Dernière mise en garde – toujours en direct sur France-Culture – de l’himalayenne stratège : « gardons à l’esprit que 300 (sic) missiles du Hezbollah sont, quotidiennement pointés sur Israël... » Sur le dossier, la dame a mal relu ses fiches Wikipédia, parce qu’en l’occurrence il serait plus juste de dire plusieurs milliers, en précisant aussi que la chasse et la marine de Tel-Aviv, violen, à peu près tout aussi quotidiennement, l’espace aérien et les eaux territoriales du Liban, sans parler des raids à répétition menés en Syrie, en dehors de toute espèce de légalité internationale. Mais comme ses maîtres néo-cons, la Reine des idées reçues a l’indignation sélective.

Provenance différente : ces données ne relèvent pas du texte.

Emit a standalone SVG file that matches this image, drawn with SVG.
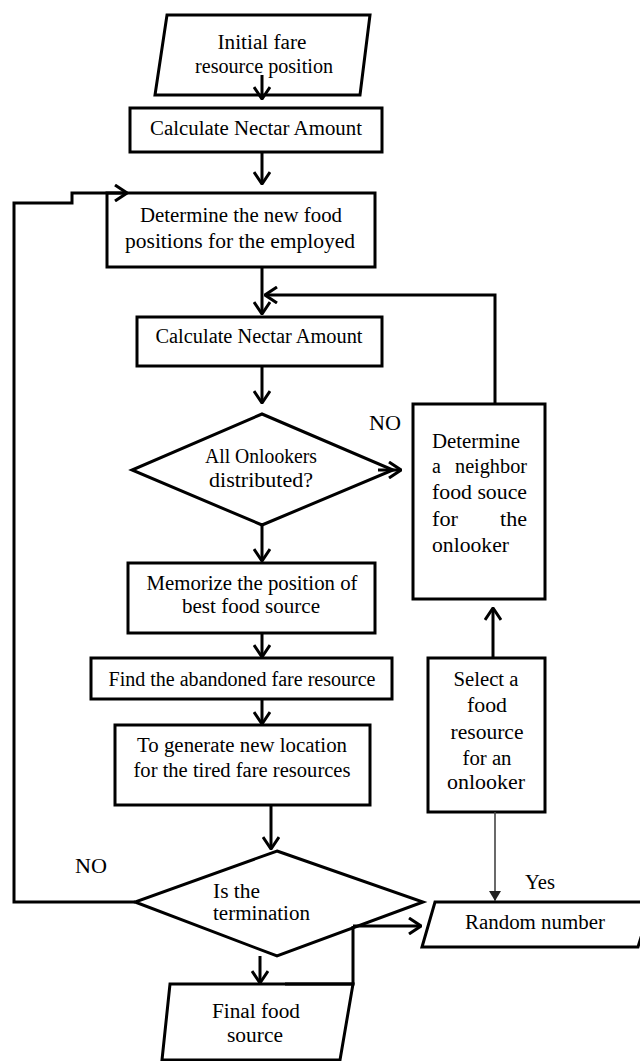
<svg xmlns="http://www.w3.org/2000/svg" width="640" height="1061" viewBox="0 0 640 1061">
<style>
.s{fill:#fff;stroke:#000;stroke-width:3}
.c{fill:none;stroke:#000;stroke-width:3}
.t{font-family:"Liberation Serif","Times New Roman",serif;font-size:20px;fill:#000}
.m{text-anchor:middle}
</style>
<defs>
<marker id="ah" viewBox="0 0 14 18" refX="13" refY="9" markerWidth="14" markerHeight="18" markerUnits="userSpaceOnUse" orient="auto">
<path d="M1,1 L13,9 L1,17" fill="none" stroke="#000" stroke-width="3"/>
</marker>
<marker id="sm" viewBox="0 0 10 12" refX="10" refY="6" markerWidth="10" markerHeight="12" markerUnits="userSpaceOnUse" orient="auto">
<path d="M0,0 L10,6 L0,12 Z" fill="#222"/>
</marker>
</defs>
<rect width="640" height="1061" fill="#fff"/>

<g id="n1">
<polygon class="s" points="167,15 370,15 360,95 155,95"/>
<text class="t m" x="262" y="49" textLength="89" lengthAdjust="spacingAndGlyphs">Initial fare</text>
<text class="t m" x="264" y="73" textLength="138" lengthAdjust="spacingAndGlyphs">resource position</text>
</g>

<g id="n2">
<rect class="s" x="130" y="108" width="252" height="44"/>
<text class="t m" x="256" y="135" textLength="212" lengthAdjust="spacingAndGlyphs">Calculate Nectar Amount</text>
</g>

<g id="n3">
<rect class="s" x="107" y="193" width="268" height="74"/>
<text class="t m" x="241" y="222" textLength="202" lengthAdjust="spacingAndGlyphs">Determine the new food</text>
<text class="t m" x="240" y="248" textLength="230" lengthAdjust="spacingAndGlyphs">positions for the employed</text>
</g>

<g id="n4">
<rect class="s" x="137" y="317" width="245" height="49"/>
<text class="t m" x="259" y="343" textLength="207" lengthAdjust="spacingAndGlyphs">Calculate Nectar Amount</text>
</g>

<g id="n5">
<polygon class="s" points="262,414 393,470 262,525 132,470"/>
<text class="t m" x="261" y="463" textLength="112" lengthAdjust="spacingAndGlyphs">All Onlookers</text>
<text class="t m" x="261" y="487" textLength="104" lengthAdjust="spacingAndGlyphs">distributed?</text>
</g>

<g id="n6">
<rect class="s" x="413" y="404" width="132" height="195"/>
<text class="t" x="432" y="448" textLength="88" lengthAdjust="spacingAndGlyphs">Determine</text>
<text class="t" x="432" y="473">a</text>
<text class="t" x="527" y="473" text-anchor="end" textLength="72" lengthAdjust="spacingAndGlyphs">neighbor</text>
<text class="t" x="432" y="499" textLength="95" lengthAdjust="spacingAndGlyphs">food souce</text>
<text class="t" x="432" y="526" textLength="26" lengthAdjust="spacingAndGlyphs">for</text>
<text class="t" x="527" y="526" text-anchor="end" textLength="27" lengthAdjust="spacingAndGlyphs">the</text>
<text class="t" x="432" y="552" textLength="77" lengthAdjust="spacingAndGlyphs">onlooker</text>
</g>

<g id="n7">
<rect class="s" x="128" y="563" width="247" height="70"/>
<text class="t m" x="252" y="590" textLength="211" lengthAdjust="spacingAndGlyphs">Memorize the position of</text>
<text class="t m" x="251" y="613" textLength="138" lengthAdjust="spacingAndGlyphs">best food source</text>
</g>

<g id="n8">
<rect class="s" x="91" y="658" width="301" height="41"/>
<text class="t m" x="242" y="686" textLength="267" lengthAdjust="spacingAndGlyphs">Find the abandoned fare resource</text>
</g>

<g id="n9">
<rect class="s" x="115" y="725" width="255" height="80"/>
<text class="t m" x="242" y="752" textLength="210" lengthAdjust="spacingAndGlyphs">To generate new location</text>
<text class="t m" x="242" y="777" textLength="217" lengthAdjust="spacingAndGlyphs">for the tired fare resources</text>
</g>

<g id="n10">
<rect class="s" x="428" y="658" width="117" height="154"/>
<text class="t m" x="486" y="686" textLength="65" lengthAdjust="spacingAndGlyphs">Select a</text>
<text class="t m" x="487" y="712" textLength="40" lengthAdjust="spacingAndGlyphs">food</text>
<text class="t m" x="487" y="739" textLength="73" lengthAdjust="spacingAndGlyphs">resource</text>
<text class="t m" x="487" y="765" textLength="49" lengthAdjust="spacingAndGlyphs">for an</text>
<text class="t m" x="486" y="789" textLength="78" lengthAdjust="spacingAndGlyphs">onlooker</text>
</g>

<g id="n11">
<polygon class="s" points="277,851 423,902 277,956 135,902"/>
<text class="t" x="213" y="898" textLength="47" lengthAdjust="spacingAndGlyphs">Is the</text>
<text class="t" x="213" y="920" textLength="97" lengthAdjust="spacingAndGlyphs">termination</text>
</g>

<g id="n12">
<polygon class="s" points="435,902 652,902 638,947 422,947"/>
<text class="t m" x="535" y="929" textLength="140" lengthAdjust="spacingAndGlyphs">Random number</text>
</g>

<g id="n13">
<polygon class="s" points="170,984 353,984 340,1060 162,1060"/>
<text class="t m" x="256" y="1018" textLength="88" lengthAdjust="spacingAndGlyphs">Final food</text>
<text class="t m" x="255" y="1042" textLength="56" lengthAdjust="spacingAndGlyphs">source</text>
</g>

<g id="labels">
<text class="t m" x="385" y="430" textLength="32" lengthAdjust="spacingAndGlyphs">NO</text>
<text class="t m" x="91" y="873" textLength="32" lengthAdjust="spacingAndGlyphs">NO</text>
<text class="t m" x="540" y="889" textLength="30" lengthAdjust="spacingAndGlyphs">Yes</text>
</g>

<g id="connectors">
<path class="c" d="M262,75 L262,99" marker-end="url(#ah)"/>
<path class="c" d="M135,902 L14,902 L14,203 L72,203 L72,193 L127,193" marker-end="url(#ah)"/>
<path class="c" d="M262,152 L262,184" marker-end="url(#ah)"/>
<path class="c" d="M262,267 L262,314" marker-end="url(#ah)"/>
<path class="c" d="M495,404 L495,295 L265,295" marker-end="url(#ah)"/>
<path class="c" d="M262,366 L262,403" marker-end="url(#ah)"/>
<path class="c" d="M378,470 L401,470" stroke-width="3.5" marker-end="url(#ah)"/>
<path class="c" d="M262,525 L262,561" marker-end="url(#ah)"/>
<path class="c" d="M262,633 L262,657" marker-end="url(#ah)"/>
<path class="c" d="M262,699 L262,724" marker-end="url(#ah)"/>
<path class="c" d="M271,805 L271,849" marker-end="url(#ah)"/>
<path class="c" d="M493,658 L493,608" marker-end="url(#ah)"/>
<path fill="none" stroke="#444" stroke-width="1.6" d="M495,812 L495,901" marker-end="url(#sm)"/>
<path class="c" d="M260,956 L260,983" marker-end="url(#ah)"/>
<path class="c" d="M353,926 L353,984 L285,984"/>
<path class="c" d="M353,926 L421,926" stroke-width="3.5" marker-end="url(#ah)"/>
</g>
</svg>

On ne peut que le déplorer, ce pseudo-livre participe à l’aggravation du réchauffement climatique, en raison des arbres coupés pour la pâte à papier ayant été utilisée pour sa fabrication... En définitive, pour mieux comprendre les rouages de la dictature saoudienne, on se reportera aux quelques ouvrages précédemment cités, certainement plus opérationnels que les souvenirs d’adolescence d’une bichonne égarée au royaume de la dictature wahhabite.

Etienne Pellot
29 octobre 2018

1 Pierre Péan : Le monde selon K. Editions Fayard, février 2009.
2 Jonathan D. Gray est un milliardaire étasunien, président et chef de l’exploitation de Blackstone Group, une société de gestion d’actifs basée à New York et d’une officine de communication qui s’est beaucoup investie pour améliorer l’image extérieure de la monarchie saoudienne. La lettre Intelligence-Online du 10 octobre 2018 nous rappelle que Christine Ockrent siège au conseil d’administration de Havas depuis 2014, autre société très active en Arabie saoudite.
3 Roland Barthes : Mythologies. Editions du Seuil, 1957.